Mais armé d'un optimiste renouvelé, d'un compagnon de route peut-être plus nuancé, d'une plume toujours aussi acerbe mais jamais idiote et d'une réflexion sur sa propre bibliographie - chaque numéro rappelle une œuvre culte du bonhomme, en témoigne la représentation des Amazones à la 300 - Frank Miller nous a offert un final des plus satisfaisants.

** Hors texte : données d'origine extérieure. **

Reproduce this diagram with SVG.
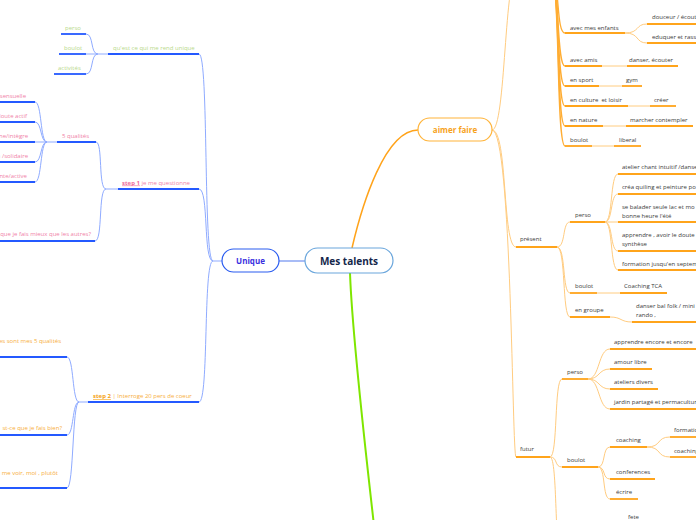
<svg xmlns="http://www.w3.org/2000/svg" width="696" height="520" viewBox="0 0 696 520">
<style>
text{font-family:"Open Sans","DejaVu Sans",sans-serif;font-size:6px}
.d{fill:#3a3a3a}
.g{fill:#b8d98b}
.p{fill:#f07fa8}
.o{fill:#f7ae3c}
.e{text-anchor:end}
.ob{stroke:#ffa41b;stroke-width:1.8;fill:none}
.bb{stroke:#2459ff;stroke-width:1.8;fill:none}
.oc{stroke:#ffcc80;stroke-width:1;fill:none}
.bc{stroke:#8fabff;stroke-width:1;fill:none}
.st{font-weight:bold;text-decoration:underline}
</style>
<rect width="696" height="520" fill="#fff"/>
<g id="connectors">
<path d="M352,248 C362,205 385,130 418,130" stroke="#ffa31a" stroke-width="1.5" fill="none"/>
<path d="M350,273 C352,330 364,440 378,560" stroke="#7fe600" stroke-width="2" fill="none"/>
<path d="M279,261 L305,261" stroke="#6f8ff0" stroke-width="1.2" fill="none"/>
<g class="oc">
<path d="M492,130 C506,130 504,-30 518,-30"/>
<path d="M492,130 C508,130 502,247 516,247"/>
<path d="M492,130 C512,130 512,457 516,457"/>
<path d="M625,33 C640,33 635,24 647,24"/>
<path d="M625,33 C640,33 635,43 647,43"/>
<path d="M602,66 H627 M599,86 H622 M628,106 H650 M603,126 H626 M592,146 H614"/>
<path d="M557,247 C566,247 562,222 570,222"/>
<path d="M557,247 C566,247 562,293 570,293"/>
<path d="M557,247 C566,247 562,317 570,317"/>
<path d="M605,222 C613,222 610,174 618,174"/>
<path d="M605,222 C613,222 610,194 618,194"/>
<path d="M605,222 H618"/>
<path d="M605,222 C613,222 610,251 618,251"/>
<path d="M605,222 C613,222 610,270 618,270"/>
<path d="M597,293 H620"/>
<path d="M610,317 C622,317 620,322 632,322"/>
<path d="M550,457 C558,457 554,379 562,379"/>
<path d="M550,457 C558,457 554,467 562,467"/>
<path d="M550,457 C558,457 554,560 562,560"/>
<path d="M588,379 C600,379 598,349 610,349"/>
<path d="M588,379 C600,379 598,369 610,369"/>
<path d="M588,379 C600,379 598,389 610,389"/>
<path d="M588,379 C600,379 598,409 610,409"/>
<path d="M598,467 C606,467 602,447 610,447"/>
<path d="M598,467 C606,467 602,479 610,479"/>
<path d="M598,467 C606,467 602,499 610,499"/>
<path d="M647,447 C662,447 656,437 670,437"/>
<path d="M647,447 C662,447 656,457 670,457"/>
</g>
<g stroke="#ffad33" stroke-width="1.3" fill="none">
<path d="M552,-20 C560,-20 556,33 565,33"/>
<path d="M552,-20 C560,-20 556,66 565,66"/>
<path d="M552,-20 C560,-20 556,86 565,86"/>
<path d="M552,-20 C560,-20 556,106 565,106"/>
<path d="M552,-20 C560,-20 556,126 565,126"/>
<path d="M552,-20 C560,-20 556,146 565,146"/>
</g>
<g class="bc">
<path d="M222,261 H213"/>
<path d="M213,261 C203,261 209,54 199,54"/>
<path d="M213,261 C203,261 209,189 199,189"/>
<path d="M213,261 C203,261 209,402 199,402"/>
<path d="M108,54 H98"/>
<path d="M98,54 C90,54 94,34 86,34"/>
<path d="M98,54 H86"/>
<path d="M98,54 C90,54 94,74 86,74"/>
<path d="M118,189 H106"/>
<path d="M106,189 C98,189 103,142 96,142"/>
<path d="M106,189 C98,189 103,241 95,241"/>
<path d="M57,142 H47"/>
<path d="M47,142 C40,142 42,102 35,102"/>
<path d="M47,142 C40,142 42,122 35,122"/>
<path d="M47,142 H35"/>
<path d="M47,142 C40,142 42,162 35,162"/>
<path d="M47,142 C40,142 42,182 35,182"/>
<path d="M88,402 H79"/>
<path d="M79,402 C72,402 74,357 67,357"/>
<path d="M79,402 C72,402 74,435 67,435"/>
<path d="M79,402 C72,402 74,488 67,488"/>
</g>
</g>
<g id="mes-talents">
<rect x="305" y="248" width="88" height="25" rx="12.5" fill="#fff" stroke="#6aa6dc" stroke-width="1.2"/>
<text x="349" y="264.5" text-anchor="middle" style="font-size:10px;font-weight:bold;fill:#14264a">Mes talents</text>
</g>
<g id="unique">
<rect x="222" y="249" width="57" height="23" rx="11.5" fill="#fff" stroke="#2a5cf0" stroke-width="1.2"/>
<text x="250.5" y="263.5" text-anchor="middle" style="font-size:8px;font-weight:bold;fill:#3a2fe0">Unique</text>
</g>
<g id="aimer-faire">
<rect x="418" y="118" width="74" height="23" rx="11.5" fill="#fff" stroke="#ffb43a" stroke-width="1.2"/>
<text x="455" y="132.8" text-anchor="middle" style="font-size:8px;font-weight:bold;fill:#f7a21b">aimer faire</text>
</g>
<g id="avec-mes-enfants"><text class="d" x="570" y="29.5">avec mes enfants</text><path class="ob" d="M565,33 H625"/></g>
<g id="douceur"><text class="d" x="652" y="18.5">douceur / écoute</text><path class="ob" d="M647,24 H696"/></g>
<g id="eduquer"><text class="d" x="652" y="39">eduquer et rass</text><path class="ob" d="M647,43 H696"/></g>
<g id="avec-amis"><text class="d" x="570" y="61.5">avec amis</text><path class="ob" d="M565,66 H602"/></g>
<g id="danser-ecouter"><text class="d" x="629" y="61.5">danser, écouter</text><path class="ob" d="M627,66 H678"/></g>
<g id="en-sport"><text class="d" x="570" y="81.5">en sport</text><path class="ob" d="M565,86 H599"/></g>
<g id="gym"><text class="d" x="626" y="81.5">gym</text><path class="ob" d="M622,86 H642"/></g>
<g id="en-culture"><text class="d" x="570" y="101.5" xml:space="preserve">en culture  et loisir</text><path class="ob" d="M565,106 H628"/></g>
<g id="creer"><text class="d" x="654" y="101.5">créer</text><path class="ob" d="M650,106 H676"/></g>
<g id="en-nature"><text class="d" x="570" y="121.5">en nature</text><path class="ob" d="M565,126 H603"/></g>
<g id="marcher"><text class="d" x="630" y="121.5">marcher contempler</text><path class="ob" d="M626,126 H693"/></g>
<g id="boulot-passe"><text class="d" x="570" y="141.5">boulot</text><path class="ob" d="M565,146 H592"/></g>
<g id="liberal"><text class="d" x="619" y="141.5">liberal</text><path class="ob" d="M614,146 H641"/></g>
<g id="present"><text class="d" x="520" y="241">présent</text><path class="ob" d="M516,247 H557"/></g>
<g id="present-perso"><text class="d" x="575" y="217">perso</text><path class="ob" d="M570,222 H605"/></g>
<g id="atelier-chant"><text class="d" x="622" y="169">atelier chant intuitif /danse</text><path class="ob" d="M618,174 H696"/></g>
<g id="crea-quiling"><text class="d" x="622" y="189">créa quiling et peinture po</text><path class="ob" d="M618,194 H696"/></g>
<g id="se-balader"><text class="d" x="622" y="209">se balader seule lac et mo</text><text class="d" x="622" y="217.5">bonne heure l'été</text><path class="ob" d="M618,222 H696"/></g>
<g id="apprendre-doute"><text class="d" x="622" y="237">apprendre , avoir le doute</text><text class="d" x="622" y="246">synthèse</text><path class="ob" d="M618,251 H696"/></g>
<g id="formation-sept"><text class="d" x="622" y="266">formation jusqu'en septem</text><path class="ob" d="M618,270 H696"/></g>
<g id="present-boulot"><text class="d" x="575" y="288">boulot</text><path class="ob" d="M570,293 H597"/></g>
<g id="coaching-tca"><text class="d" x="624" y="288">Coaching TCA</text><path class="ob" d="M620,293 H667"/></g>
<g id="en-groupe"><text class="d" x="575" y="312">en groupe</text><path class="ob" d="M570,317 H610"/></g>
<g id="danser-bal"><text class="d" x="636" y="308">danser bal folk / mini</text><text class="d" x="636" y="316.5">rando ,</text><path class="ob" d="M632,322 H696"/></g>
<g id="futur"><text class="d" x="520" y="451">futur</text><path class="ob" d="M516,457 H550"/></g>
<g id="futur-perso"><text class="d" x="567" y="374">perso</text><path class="ob" d="M562,379 H588"/></g>
<g id="apprendre-encore"><text class="d" x="614" y="344">apprendre encore et encore</text><path class="ob" d="M610,349 H696"/></g>
<g id="amour-libre"><text class="d" x="614" y="364">amour libre</text><path class="ob" d="M610,369 H652"/></g>
<g id="ateliers-divers"><text class="d" x="614" y="384">ateliers divers</text><path class="ob" d="M610,389 H658"/></g>
<g id="jardin"><text class="d" x="614" y="404">jardin partagé et permacultur</text><path class="ob" d="M610,409 H696"/></g>
<g id="futur-boulot"><text class="d" x="567" y="461.5">boulot</text><path class="ob" d="M562,467 H598"/></g>
<g id="coaching"><text class="d" x="616" y="442">coaching</text><path class="ob" d="M610,447 H647"/></g>
<g id="formatio"><text class="d" x="674" y="432">formatio</text><path class="ob" d="M670,437 H696"/></g>
<g id="coaching2"><text class="d" x="674" y="452.5">coaching</text><path class="ob" d="M670,457 H696"/></g>
<g id="conferences"><text class="d" x="616" y="474">conferences</text><path class="ob" d="M610,479 H655"/></g>
<g id="ecrire"><text class="d" x="616" y="494">écrire</text><path class="ob" d="M610,499 H638"/></g>
<g id="fete"><text class="d" x="628" y="519">fete</text></g>
<g id="rend-unique"><text class="g" x="113" y="50">qu'est ce qui me rend unique</text><path class="bb" d="M108,54 H199"/></g>
<g id="u-perso"><text class="g" x="65" y="30">perso</text><path class="bb" d="M61,34 H86"/></g>
<g id="u-boulot"><text class="g" x="64" y="50">boulot</text><path class="bb" d="M59,54 H86"/></g>
<g id="u-activites"><text class="g" x="58" y="70">activités</text><path class="bb" d="M54,74 H86"/></g>
<g id="step1"><text class="p" x="122" y="184.5"><tspan class="st" fill="#ee6a9a">step 1</tspan> je me questionne</text><path class="bb" d="M118,189 H199"/></g>
<g id="cinq-qualites"><text class="p" x="62" y="137.5">5 qualités</text><path class="bb" d="M57,142 H96"/></g>
<g id="q1"><text class="p e" x="26" y="97.5">sensuelle</text><path class="bb" d="M0,102 H35"/></g>
<g id="q2"><text class="p e" x="27" y="117.5">doute actif</text><path class="bb" d="M0,122 H35"/></g>
<g id="q3"><text class="p e" x="28" y="137.5">ne/intègre</text><path class="bb" d="M0,142 H35"/></g>
<g id="q4"><text class="p e" x="28" y="157.5">a /solidaire</text><path class="bb" d="M0,162 H35"/></g>
<g id="q5"><text class="p e" x="27" y="177.5">nte/active</text><path class="bb" d="M0,182 H35"/></g>
<g id="mieux"><text class="p e" x="91" y="235.5">que je fais mieux que les autres?</text><path class="bb" d="M0,241 H95"/></g>
<g id="step2"><text class="o" x="93" y="398"><tspan class="st" fill="#f5a214">step 2</tspan> | Interroge 20 pers de coeur</text><path class="bb" d="M88,402 H199"/></g>
<g id="s2-qualites"><text class="o e" x="61" y="343">es sont mes 5 qualités</text><path class="bb" d="M0,357 H67"/></g>
<g id="s2-bien"><text class="o e" x="62" y="430">st-ce que je fais bien?</text><path class="bb" d="M0,435 H67"/></g>
<g id="s2-voir"><text class="o e" x="58" y="475">u me voir, moi , plutôt</text><path class="bb" d="M0,488 H67"/></g>
</svg>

D'abord parce qu'il inverse habilement les rôles : l'auteur avait déclaré que la réalité de Donald Trump était plus dystopique que la dystopie de The Dark Knight Returns, et il décide donc de raccrocher son récit à quelque chose de plus lumineux et inspirant. Après tout, puisque nous vivons une dystopie, il convient de donner aux gens les moyens de la comprendre et de se défendre, et c'est ce que font Miller et Azzarello en taclant régulièrement le président américain et en livrant des dialogues qui résonneront dans le cœur de tous les amoureux de la liberté. Ensuite, parce que ce final n'hésite pas à ouvrir une porte de sortie. C'est assez commun dans le monde de The Dark Knight Returns, mais le traitement de l'ouverture - en forme de double legacyquel - diffère juste assez des deux premiers chapitres pour nous promettre un avenir plein d'espoir, malgré les horreurs qui nous guettent au quotidien.
Comme si Miller se servait de sa dystopie personnelle - des mots durs et une traversée du désert bien trop longue - pour enrichir le propos de son Dark Knight III - The Master Race, qu'on pourrait résumer ainsi : "La haine, j'en suis revenu. Mon Batman aussi. À votre tour maintenant." - une sacré rédemption pour Frank Miller, qui aurait très bien pu finir persona non grata du monde des comics et nous priver ainsi de son génie pour le restant de ses jours. Bon retour parmi nous, Frank.